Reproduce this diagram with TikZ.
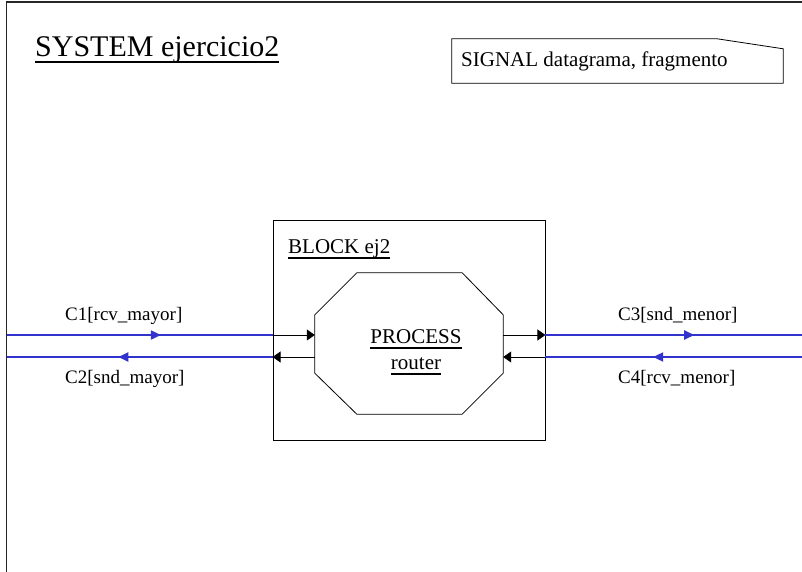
\documentclass[tikz,border=0pt]{standalone}
\usepackage{fontspec}
\setmainfont{Liberation Serif}
\usetikzlibrary{calc,positioning,arrows.meta,decorations.markings}

\definecolor{chanblue}{RGB}{50,50,205}

% SDL names are underlined with a heavy rule at a fixed depth
\newcommand\sdlul[1]{\setbox0\hbox{#1}\rlap{\rule[-6pt]{\wd0}{1.8pt}}\box0}

\tikzset{
  sdl/.style={inner sep=0pt, font=\fontsize{21}{25}\selectfont},
  chanlab/.style={inner sep=0pt, anchor=base west, font=\fontsize{19}{22}\selectfont},
  chan/.style={chanblue, line width=2pt},
  chanfwd/.style={chan, postaction={decorate}, decoration={markings,
      mark=at position 0.58 with {\arrow{Triangle[length=10pt,width=9pt]}}}},
  route/.style={black, line width=0.8pt, -{Triangle[length=8pt,width=11pt]}},
}

\begin{document}
\begin{tikzpicture}[x=1pt,y=-1pt]
  \useasboundingbox (0,0) rectangle (802,572);

  % system frame (open to the right and bottom)
  \coordinate (frametl) at (6.5,2);
  \draw[black!85, line width=1.2pt] (6.5,572) -- (frametl) -- (802,2);

  \node[sdl, anchor=base west, font=\fontsize{30}{36}\selectfont] (sys) at (35,57) {\sdlul{SYSTEM ejercicio2}};

  % signal declaration, top-right corner folded
  \node[sdl, minimum width=331pt, minimum height=44pt] (sig) at (617.5,61) {};
  \node[sdl, anchor=base west] (sigtxt) at (461,67) {SIGNAL datagrama, fragmento};
  \draw[line width=0.8pt] (sig.north west) -- ($(sig.north east)+(-66,0)$)
    -- ($(sig.north east)+(0,10)$) -- (sig.south east) -- (sig.south west) -- cycle;

  % block
  \node[draw, line width=0.8pt, minimum width=272pt, minimum height=220pt] (blk) at (409,330) {};
  \node[sdl, anchor=base west] (blklab) at (288,253) {\sdlul{BLOCK ej2}};

  % process (octagon)
  \node[minimum width=188pt, minimum height=141pt, inner sep=0pt] (proc) at (409,343.5) {};
  \draw[line width=0.8pt] ($(proc.north west)+(42,0)$) -- ($(proc.north east)+(-41,0)$)
    -- ($(proc.north east)+(0,42)$) -- ($(proc.south east)+(0,-41)$)
    -- ($(proc.south east)+(-41,0)$) -- ($(proc.south west)+(42,0)$)
    -- ($(proc.south west)+(0,-41)$) -- ($(proc.north west)+(0,42)$) -- cycle;
  \node[sdl, anchor=base] (pname) at (416,343) {\sdlul{PROCESS}};
  \node[sdl, anchor=base] (pid) at (416,369) {\sdlul{router}};

  % channel ends
  \coordinate (c1) at (6.5,335);
  \coordinate (c2) at (6.5,357);
  \coordinate (c3) at (802,335);
  \coordinate (c4) at (802,357);

  % channels to the left
  \draw[chanfwd] (c1) -- (c1 -| blk.west);
  \draw[chanfwd] (c2 -| blk.west) -- (c2);
  \draw[route] (c1 -| blk.west) -- (c1 -| proc.west);
  \draw[route] (c2 -| proc.west) -- (c2 -| blk.west);
  \node[chanlab] (c1lab) at (65,320) {C1[rcv\_mayor]};
  \node[chanlab] (c2lab) at (65,383) {C2[snd\_mayor]};

  % channels to the right
  \draw[chanfwd] (c3 -| blk.east) -- (c3);
  \draw[chanfwd] (c4) -- (c4 -| blk.east);
  \draw[route] (c3 -| proc.east) -- (c3 -| blk.east);
  \draw[route] (c4 -| blk.east) -- (c4 -| proc.east);
  \node[chanlab] (c3lab) at (618,320) {C3[snd\_menor]};
  \node[chanlab] (c4lab) at (618,383) {C4[rcv\_menor]};
\end{tikzpicture}
\end{document}
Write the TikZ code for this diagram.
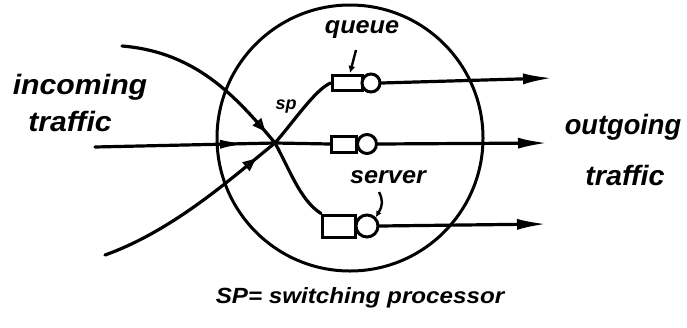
------------
# Prompt
Return the entries unchanged, save for the pictures, which do not belong in the copy.

# Finished answer
Reproduce this diagram with TikZ.
\documentclass[tikz,border=0pt]{standalone}
\usepackage{fontspec}
\setmainfont{Liberation Serif}
\usetikzlibrary{calc,positioning,arrows.meta,decorations.markings}

\definecolor{chanblue}{RGB}{50,50,205}

% SDL names are underlined with a heavy rule at a fixed depth
\newcommand\sdlul[1]{\setbox0\hbox{#1}\rlap{\rule[-6pt]{\wd0}{1.8pt}}\box0}

\tikzset{
  sdl/.style={inner sep=0pt, font=\fontsize{21}{25}\selectfont},
  chanlab/.style={inner sep=0pt, anchor=base west, font=\fontsize{19}{22}\selectfont},
  chan/.style={chanblue, line width=2pt},
  chanfwd/.style={chan, postaction={decorate}, decoration={markings,
      mark=at position 0.58 with {\arrow{Triangle[length=10pt,width=9pt]}}}},
  route/.style={black, line width=0.8pt, -{Triangle[length=8pt,width=11pt]}},
}

\begin{document}
\begin{tikzpicture}[x=1pt,y=-1pt]
  \useasboundingbox (0,0) rectangle (802,572);

  % system frame (open to the right and bottom)
  \coordinate (frametl) at (6.5,2);
  \draw[black!85, line width=1.2pt] (6.5,572) -- (frametl) -- (802,2);

  \node[sdl, anchor=base west, font=\fontsize{30}{36}\selectfont] (sys) at (35,57) {\sdlul{SYSTEM ejercicio2}};

  % signal declaration, top-right corner folded
  \node[sdl, minimum width=331pt, minimum height=44pt] (sig) at (617.5,61) {};
  \node[sdl, anchor=base west] (sigtxt) at (461,67) {SIGNAL datagrama, fragmento};
  \draw[line width=0.8pt] (sig.north west) -- ($(sig.north east)+(-66,0)$)
    -- ($(sig.north east)+(0,10)$) -- (sig.south east) -- (sig.south west) -- cycle;

  % block
  \node[draw, line width=0.8pt, minimum width=272pt, minimum height=220pt] (blk) at (409,330) {};
  \node[sdl, anchor=base west] (blklab) at (288,253) {\sdlul{BLOCK ej2}};

  % process (octagon)
  \node[minimum width=188pt, minimum height=141pt, inner sep=0pt] (proc) at (409,343.5) {};
  \draw[line width=0.8pt] ($(proc.north west)+(42,0)$) -- ($(proc.north east)+(-41,0)$)
    -- ($(proc.north east)+(0,42)$) -- ($(proc.south east)+(0,-41)$)
    -- ($(proc.south east)+(-41,0)$) -- ($(proc.south west)+(42,0)$)
    -- ($(proc.south west)+(0,-41)$) -- ($(proc.north west)+(0,42)$) -- cycle;
  \node[sdl, anchor=base] (pname) at (416,343) {\sdlul{PROCESS}};
  \node[sdl, anchor=base] (pid) at (416,369) {\sdlul{router}};

  % channel ends
  \coordinate (c1) at (6.5,335);
  \coordinate (c2) at (6.5,357);
  \coordinate (c3) at (802,335);
  \coordinate (c4) at (802,357);

  % channels to the left
  \draw[chanfwd] (c1) -- (c1 -| blk.west);
  \draw[chanfwd] (c2 -| blk.west) -- (c2);
  \draw[route] (c1 -| blk.west) -- (c1 -| proc.west);
  \draw[route] (c2 -| proc.west) -- (c2 -| blk.west);
  \node[chanlab] (c1lab) at (65,320) {C1[rcv\_mayor]};
  \node[chanlab] (c2lab) at (65,383) {C2[snd\_mayor]};

  % channels to the right
  \draw[chanfwd] (c3 -| blk.east) -- (c3);
  \draw[chanfwd] (c4) -- (c4 -| blk.east);
  \draw[route] (c3 -| proc.east) -- (c3 -| blk.east);
  \draw[route] (c4 -| blk.east) -- (c4 -| proc.east);
  \node[chanlab] (c3lab) at (618,320) {C3[snd\_menor]};
  \node[chanlab] (c4lab) at (618,383) {C4[rcv\_menor]};
\end{tikzpicture}
\end{document}
Write the TikZ code for this diagram.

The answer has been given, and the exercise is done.